I got a little excited at this blog prompt. Not because I’m a pompous egomaniac riddled with self-adoration, but because I wanted to take some time to be proud of myself.
Back to the family thing. The reason that I’m going to brag a little is because I HAVE adhered to those principles of inspirational posters. I have (in my view) learned how to respond to that favoritism.
Initially I responded with apathy. I would act like they didn’t hurt me. I would act like jabs at my mom’s and dad’s character didn’t affect our family. But I saw their tears. I saw my sister yearn to visit my cousins but be ignored in her requests. While this made the events less important for my well-being, this response was really harmful. I had detached myself so much from the situation that I wasn’t even recognizing value in my family’s feelings.
It wasn’t until a couple months ago that I realized how much I’ve internalized heartache in my upbringing.
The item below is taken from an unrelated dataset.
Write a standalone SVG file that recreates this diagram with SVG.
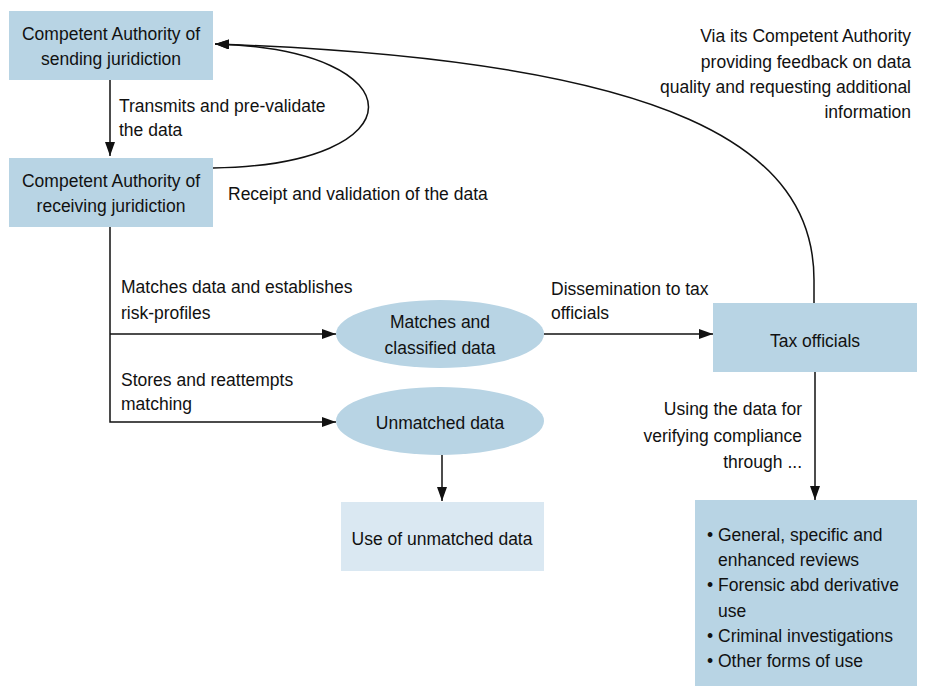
<svg xmlns="http://www.w3.org/2000/svg" width="928" height="686" viewBox="0 0 928 686">
<style>
text{font-family:"Liberation Sans",Arial,sans-serif;font-size:17.5px;fill:#111}
.box{fill:#b8d4e4}
.light{fill:#dae8f2}
.c{text-anchor:middle}
.r{text-anchor:end}
.ln{fill:none;stroke:#111;stroke-width:1.5}
</style>
<defs>
<marker id="ah" markerWidth="14" markerHeight="10" refX="14" refY="5" orient="auto" markerUnits="userSpaceOnUse">
<path d="M0,0 L14,5 L0,10 Z" fill="#111"/>
</marker>
</defs>
<rect width="928" height="686" fill="#fff"/>
<g id="sending">
<rect class="box" x="9" y="11" width="204" height="69"/>
<text class="c" x="111" y="40">Competent Authority of</text>
<text class="c" x="111" y="65">sending juridiction</text>
</g>
<g id="receiving">
<rect class="box" x="9" y="158" width="204" height="69"/>
<text class="c" x="111" y="187">Competent Authority of</text>
<text class="c" x="111" y="212">receiving juridiction</text>
</g>
<g id="matches">
<ellipse class="box" cx="440" cy="334" rx="104" ry="34"/>
<text class="c" x="440" y="328">Matches and</text>
<text class="c" x="440" y="354">classified data</text>
</g>
<g id="unmatched">
<ellipse class="box" cx="440" cy="421" rx="104" ry="34"/>
<text class="c" x="440" y="429">Unmatched data</text>
</g>
<g id="use-unmatched">
<rect class="light" x="341" y="502" width="203" height="69"/>
<text class="c" x="442" y="545">Use of unmatched data</text>
</g>
<g id="tax">
<rect class="box" x="713" y="303" width="204" height="69"/>
<text class="c" x="815" y="347">Tax officials</text>
</g>
<g id="uses">
<rect class="box" x="695" y="500" width="222" height="186"/>
<text x="707" y="541">•</text><text x="718" y="541">General, specific and</text>
<text x="718" y="566">enhanced reviews</text>
<text x="707" y="591">•</text><text x="718" y="591">Forensic abd derivative</text>
<text x="718" y="617">use</text>
<text x="707" y="642">•</text><text x="718" y="642">Criminal investigations</text>
<text x="707" y="667">•</text><text x="718" y="667">Other forms of use</text>
</g>
<g id="connectors">
<path class="ln" d="M110,80 L110,156" marker-end="url(#ah)"/>
<path class="ln" d="M213,168 C420,165 420,50 215,44" marker-end="url(#ah)"/>
<path class="ln" d="M814,303 L814,280 C814,150 680,60 215,44" marker-end="url(#ah)"/>
<path class="ln" d="M110,227 L110,422 L336,422" marker-end="url(#ah)"/>
<path class="ln" d="M110,334 L336,334" marker-end="url(#ah)"/>
<path class="ln" d="M544,334 L713,334" marker-end="url(#ah)"/>
<path class="ln" d="M442,455 L442,501" marker-end="url(#ah)"/>
<path class="ln" d="M815,372 L815,500" marker-end="url(#ah)"/>
</g>
<g id="labels">
<text x="119" y="112">Transmits and pre-validate</text>
<text x="119" y="136">the data</text>
<text x="228" y="200">Receipt and validation of the data</text>
<text class="r" x="911" y="42">Via its Competent Authority</text>
<text class="r" x="911" y="68">providing feedback on data</text>
<text class="r" x="911" y="93">quality and requesting additional</text>
<text class="r" x="911" y="118">information</text>
<text x="121" y="293">Matches data and establishes</text>
<text x="121" y="319">risk-profiles</text>
<text x="121" y="386">Stores and reattempts</text>
<text x="121" y="410">matching</text>
<text x="551" y="295">Dissemination to tax</text>
<text x="551" y="319">officials</text>
<text class="r" x="802" y="415">Using the data for</text>
<text class="r" x="802" y="442">verifying compliance</text>
<text class="r" x="802" y="468">through ...</text>
</g>
</svg>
By staying silent and creating a facade of eternal joy, I was able to distance myself from the issues. But I’ve developed the resolve to cry. I began seeing pain in my mother’s eyes, and I began learning instead of merely observing.
Crying is often seen as embarrassing, humiliating, and a sign of weakness. But now, I see it differently. It took strength for my sister and mom to yell and cry and see value in their own emotions. And the truth is, we can’t value others’ emotions until we start valuing our own.
I’ve trained myself to cry when something bothers me, and to have the bravery to dig deep and ask myself whether or not I’m happy. That does take resolve. I resolved to stop internalizing and start crying.